Bentley got on the board at 3:37 of the first, on a power-play goal by Anthony Canzoneri, his first of the season. Brendan McCartin had the initial shot from the point, but was blocked; Canzoneri picked up the bouncing puck and put it past Air Force goaltender Peter Foster for the tally.

Bentley almost took a two-goal advantage early in the first, when Dain Prewitt was wide open in the slot, tried to go five-hole, but was stopped by Foster.

Bentley got on the board again, this time in the second period on a tally by Marc Zwicky. Josh Chase received the pass from McCartin and fed Zwicky for the marker at 4:47 of the period to make it 2-0.

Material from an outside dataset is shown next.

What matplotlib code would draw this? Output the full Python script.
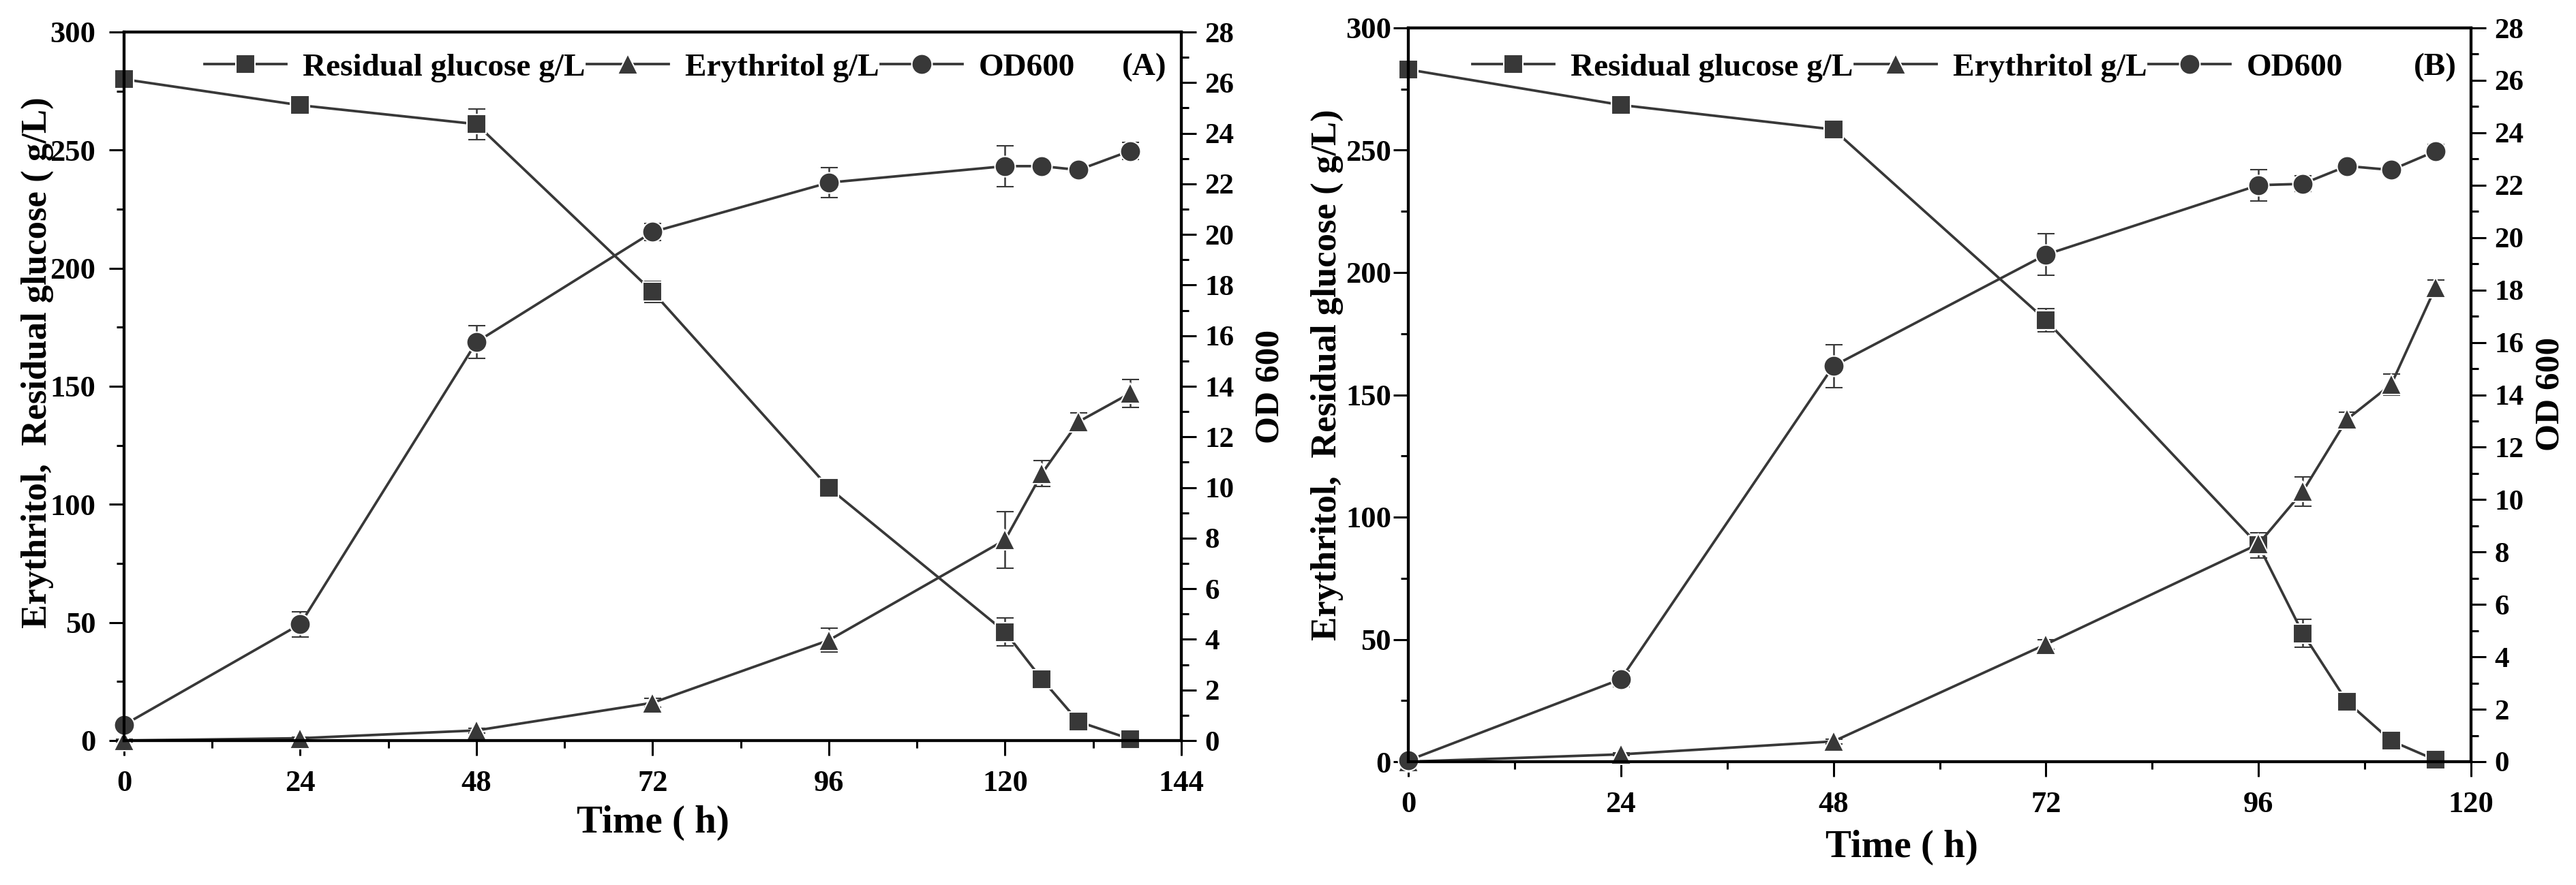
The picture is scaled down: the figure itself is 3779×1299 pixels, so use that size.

Through the first two periods, Air Force had 23 shots and many scoring opportunities, but couldn’t figure out how to get one past Bentley goaltender Ray Jean.

On the first shot of the third period at 58 seconds, Brian Gineo finally solved Jean. Josh Print sent a pass to Gineo, who shot from the top of the circle and put the puck past Jean, glove side right below the crossbar, to cut the lead in half to 2-1.

Air Force appeared to have the momentum shift towards its side, but less then two minutes later a Kyle Larman power-play tally proved otherwise. Jaye Judd sent a one-timer pass to Larman, who blasted it home to twinkle the twine.

“We needed to win the period, but we took a penalty, but Bentley answered right back,” said Air Force head coach Frank Serratore.

Air Force went 0 for 11 on the power play with only four shots on net.

“Most of our penalty-killing unit is back from last year and we were ranked pretty high,” said Bentley head coach Ryan Soderquist.

Eric Ehn, who leads Air Force with three goals, was held pointless on the night, even while recording eight shots.

Jean made 32 saves in goal to earn his first victory of the season, while his counterpart Foster made 16 in the losing effort.

“There was not a lot of open ice, and Jean was very good,” said Serratore. Everything was straight at him.”

“He [Jean] played hard and within himself, made all basic saves and covered up the rebounds,” said Soderquist.

Bentley will play the winner of the Quinnipiac/RIT semifinal at 7 p.m., while Air Force will play the loser at 4 p.m.